I don't even need to say anything else right? Cannoli. Mascarpone cream. Chocolate dipped edges. And a perfectly crisp shell. This experiment in the kitchen making cannoli from scratch was by far one of my best. Not the easiest but the most tasty for sure.
My friend Haley and I had been all talk about making cannoli over the last few months. But our big talk finally came to fruition and we completed our lofty goal and even surpassed it I would say. We made a few different types that day, but this recipe boasts a traditional shell with a mascarpone and ricotta filling.
I had no idea how much kneading the dough took. The recipe said 15 minutes. I was done after two. Then I reread the recipe, poured a glass of red wine and got back to work. To make a cannoli at home, you've got to want it. I wanted it. And I will forewarn you that the smell of frying permeates your home for days after you make cannoli but my goodness, just embrace it.
1 cup all-purpose flour, plus more for dusting
1 1/2 tablespoons granulated sugar
1/2 teaspoon unsweetened Dutch-process cocoa powder
1/4 teaspoon ground cinnamon
1/4 teaspoon coarse salt
3/8 cup sweet Marsala wine
1 1/2 tablespoons vegetable oil
1/2 large egg white, lightly beaten
2 ounces semisweet chocolate (preferably 61 percent cacao)
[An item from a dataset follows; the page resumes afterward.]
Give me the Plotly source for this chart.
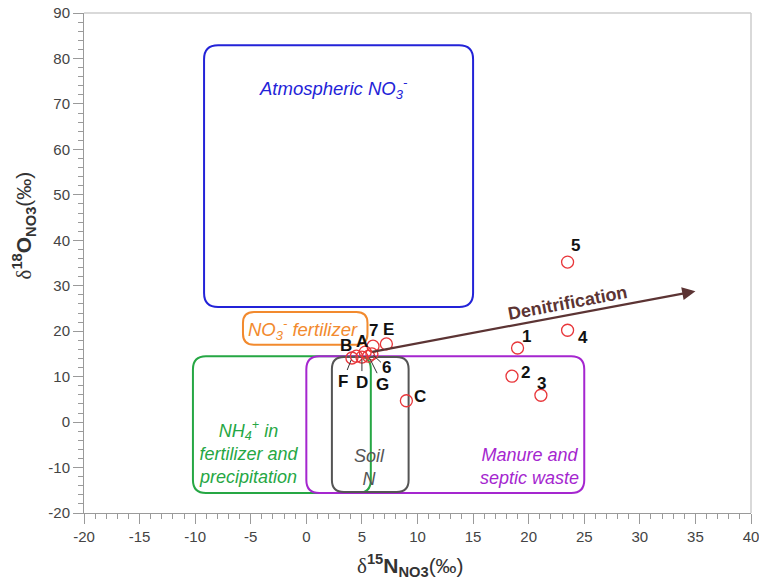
import plotly.graph_objects as go

# ---------------- data ----------------
sample_labels = ["1", "2", "3", "4", "5", "C", "E", "7", "A", "B", "F", "D", "G", "6"]
d15N = [19.0, 18.5, 21.1, 23.5, 23.5, 9.0, 7.2, 6.0, 5.3, 4.5, 4.1, 5.0, 5.6, 5.9]
d18O = [16.3, 10.1, 5.9, 20.2, 35.2, 4.7, 17.2, 16.7, 15.4, 14.5, 14.1, 14.3, 14.5, 15.0]

source_names = ["Atmospheric", "NO3 fertilizer", "NH4 fertilizer", "Manure", "Soil N"]
source_x0 = [-9.2, -5.7, -10.2, 0.0, 2.3]
source_x1 = [15.0, 5.5, 5.8, 25.0, 9.2]
source_y0 = [25.3, 17.0, -15.6, -15.6, -15.4]
source_y1 = [82.9, 24.2, 14.5, 14.5, 14.3]

denit_start = (5.8, 15.4)
denit_end = (35.0, 28.8)

x_range = [-20, 40]
y_range = [-20, 90]
x_ticks = [-20, -15, -10, -5, 0, 5, 10, 15, 20, 25, 30, 35, 40]
y_ticks = [-20, -10, 0, 10, 20, 30, 40, 50, 60, 70, 80, 90]

# ---------------- styling ----------------
W, H = 759, 580
ML, MR, MT, MB = 84, 8, 13, 67
PW, PH = W - ML - MR, H - MT - MB
PXX = PW / (x_range[1] - x_range[0])
PXY = PH / (y_range[1] - y_range[0])

box_colors = ["#2323d8", "#f28a2e", "#26a744", "#a526cf", "#555555"]
box_radius = [14, 11, 13, 13, 12]

def rrect(x0, x1, y0, y1, r):
    rx = r / PXX
    ry = r / PXY
    return (f"M {x0+rx},{y0} L {x1-rx},{y0} Q {x1},{y0} {x1},{y0+ry} "
            f"L {x1},{y1-ry} Q {x1},{y1} {x1-rx},{y1} "
            f"L {x0+rx},{y1} Q {x0},{y1} {x0},{y1-ry} "
            f"L {x0},{y0+ry} Q {x0},{y0} {x0+rx},{y0} Z")

fig = go.Figure()

shapes = []
for i in range(len(source_names)):
    shapes.append(dict(type="path", xref="x", yref="y",
                       path=rrect(source_x0[i], source_x1[i], source_y0[i], source_y1[i], box_radius[i]),
                       line=dict(color=box_colors[i], width=2), layer="below"))
# light frame top/right
shapes.append(dict(type="line", xref="paper", yref="paper", x0=0, x1=1, y0=1, y1=1,
                   line=dict(color="#cccccc", width=1.5)))
shapes.append(dict(type="line", xref="paper", yref="paper", x0=1, x1=1, y0=0, y1=1,
                   line=dict(color="#cccccc", width=1.5)))

fig.add_trace(go.Scatter(x=d15N, y=d18O, mode="markers",
                         marker=dict(symbol="circle-open", size=12, color="#e8363a",
                                     line=dict(width=1.3, color="#e8363a")),
                         hoverinfo="text", text=sample_labels, showlegend=False))

annotations = []
# label placement (pixel offsets), style only
label_shift = {
    "1": (9, 12), "2": (14, 4), "3": (1, 12), "4": (15, -7), "5": (8, 17),
    "C": (14, 4), "E": (2, 14), "7": (0, 16), "A": (-3, 11), "B": (-10, 11),
}
leader = {"F": (-9, 23), "D": (0, 25), "G": (14, 28), "6": (15, 14)}
lab_font = dict(family="Liberation Sans, Arial", size=17, color="#111111")
for lab, x, y in zip(sample_labels, d15N, d18O):
    if lab in label_shift:
        sx, sy = label_shift[lab]
        annotations.append(dict(x=x, y=y, xref="x", yref="y", text=f"<b>{lab}</b>",
                                showarrow=False, xshift=sx, yshift=sy, font=lab_font))
    else:
        ax, ay = leader[lab]
        annotations.append(dict(x=x, y=y, xref="x", yref="y", text=f"<b>{lab}</b>",
                                showarrow=True, ax=ax, ay=ay, arrowhead=0, arrowwidth=1,
                                arrowcolor="#333333", standoff=2, font=lab_font))

# source region labels
src_font = "Liberation Sans, Arial"
annotations += [
    dict(x=2.4, y=73.3, xref="x", yref="y", showarrow=False,
         text="<i>Atmospheric NO<sub>3</sub><sup>-</sup></i>",
         font=dict(family=src_font, size=18.5, color="#2323d8")),
    dict(x=-0.3, y=20.4, xref="x", yref="y", showarrow=False,
         text="<i>NO<sub>3</sub><sup>-</sup> fertilizer</i>",
         font=dict(family=src_font, size=18.5, color="#f28a2e")),
    dict(x=-5.2, y=-6.6, xref="x", yref="y", showarrow=False,
         text="<i>NH<sub>4</sub><sup>+</sup> in<br>fertilizer and<br>precipitation</i>",
         font=dict(family=src_font, size=18, color="#26a744")),
    dict(x=5.7, y=-9.9, xref="x", yref="y", showarrow=False,
         text="<i>Soil<br>N</i>",
         font=dict(family=src_font, size=18, color="#555555")),
    dict(x=20.1, y=-9.7, xref="x", yref="y", showarrow=False,
         text="<i>Manure and<br>septic waste</i>",
         font=dict(family=src_font, size=18, color="#a526cf")),
]

# denitrification arrow
annotations.append(dict(x=denit_end[0], y=denit_end[1], ax=denit_start[0], ay=denit_start[1],
                        xref="x", yref="y", axref="x", ayref="y", showarrow=True, text="",
                        arrowhead=2, arrowsize=1.2, arrowwidth=2.2, arrowcolor="#5c3434"))
annotations.append(dict(x=23.5, y=26.3, xref="x", yref="y", showarrow=False,
                        text="<b>Denitrification</b>", textangle=-10.6,
                        font=dict(family=src_font, size=18, color="#5c3434")))

# axis titles
annotations.append(dict(x=0.49, y=-0.104, xref="paper", yref="paper", showarrow=False,
                        yanchor="middle",
                        text="<span style='font-family:Liberation Serif'>δ</span><b><sup>15</sup>N<sub>NO3</sub></b>(‰)",
                        font=dict(family=src_font, size=21, color="#333333")))
annotations.append(dict(x=-0.09, y=0.575, xref="paper", yref="paper", showarrow=False,
                        textangle=-90, xanchor="center",
                        text="<span style='font-family:Liberation Serif'>δ</span><b><sup>18</sup>O<sub>NO3</sub></b>(‰)",
                        font=dict(family=src_font, size=21, color="#333333")))

axis_common = dict(showgrid=False, zeroline=False, showline=True, linecolor="#9a9a9a",
                   linewidth=1, ticks="outside", ticklen=10, tickcolor="#9a9a9a",
                   automargin=False, ticklabeloverflow="allow",
                   tickfont=dict(family=src_font, size=15, color="#444444"))
fig.update_xaxes(range=x_range, tickvals=x_ticks, ticktext=[str(v) for v in x_ticks],
                 minor=dict(dtick=1, tick0=0, ticks="outside", ticklen=5, tickcolor="#9a9a9a"),
                 **axis_common)
fig.update_yaxes(range=y_range, tickvals=y_ticks, ticktext=[str(v) for v in y_ticks],
                 minor=dict(dtick=2, tick0=0, ticks="outside", ticklen=5, tickcolor="#9a9a9a"),
                 **axis_common)

fig.update_layout(width=W, height=H, margin=dict(l=ML, r=MR, t=MT, b=MB, autoexpand=False),
                  plot_bgcolor="white", paper_bgcolor="white",
                  shapes=shapes, annotations=annotations, showlegend=False)

fig.write_html("out.html", config={"displayModeBar": False},
               post_script="document.body.style.margin='0';document.body.style.overflow='hidden';")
Confectioners' sugar, for dusting
3/4 cup whole milk ricotta cheese (drained overnight w/ cheesecloth & squeezed dry)
3/4 cup mascarpone cheese
1/4 cup powdered sugar
1/2 tsp vanilla or Grand Marnier
1/2 tsp ground cinnamon
pinch of salt
Combine flour, granulated sugar, cocoa powder, cinnamon, and salt in the bowl of an electric mixer. Add Marsala and oil, and beat on medium speed until dough comes together. Using your hands, knead dough on a lightly floured work surface until smooth and elastic, about 15 minutes. Wrap in plastic, and let rest 30 minutes.
Divide dough into 2 pieces. Pass 1 piece of dough through the widest setting of a pasta machine (keep remaining pieces covered) OR roll out into a thin sheet of dough. Continue passing through narrower settings until it is the thickness of a dime. Lay on a floured work surface. Cut out rounds with a 3 1/4-inch cutter. Gather scraps and reroll.
Pour enough oil into a large, heavy saucepan to come about 4 inches up sides. Heat over medium heat until a deep-fry thermometer registers 380 degrees.
Wrap each round of dough around a 3 3/4-inch-long cannoli form, sealing with a dab of egg white. Working in batches of 3 or 4, fry until golden, about 1 minute. Using a wire skimmer or tongs, transfer to paper towels, and let cool 5 minutes. Carefully slide out forms, and let shells cool. Continue rolling, cutting, and frying the remaining dough.
Melt chocolate in a heatproof bowl set over a pan of simmering water. Let set 15 minutes on parchment paper.
Mix filling ingredients together.
Cover and refrigerate until ready to use (at least a couple of hours).
When ready to serve, use a ziploc bag (cut the corner) or pastry bag with 1/2 inch star tip. Pipe filling into one end of a shell to the center, then into other end. Repeat with remaining shells and filling. Dust with confectioners' sugar, and serve immediately.
Let the filling smoosh out of each end of the shells, just a tad.
Some people sprinkle powdered sugar on top right before serving or dip the ends into chocolate shavings.
Cannoli cannot be made ahead of time the shells will get soggy. You can however, make the shells and cream in advance then pipe them right before serving. After making the shells store them at room temperature in an air tight container for up to 4 days.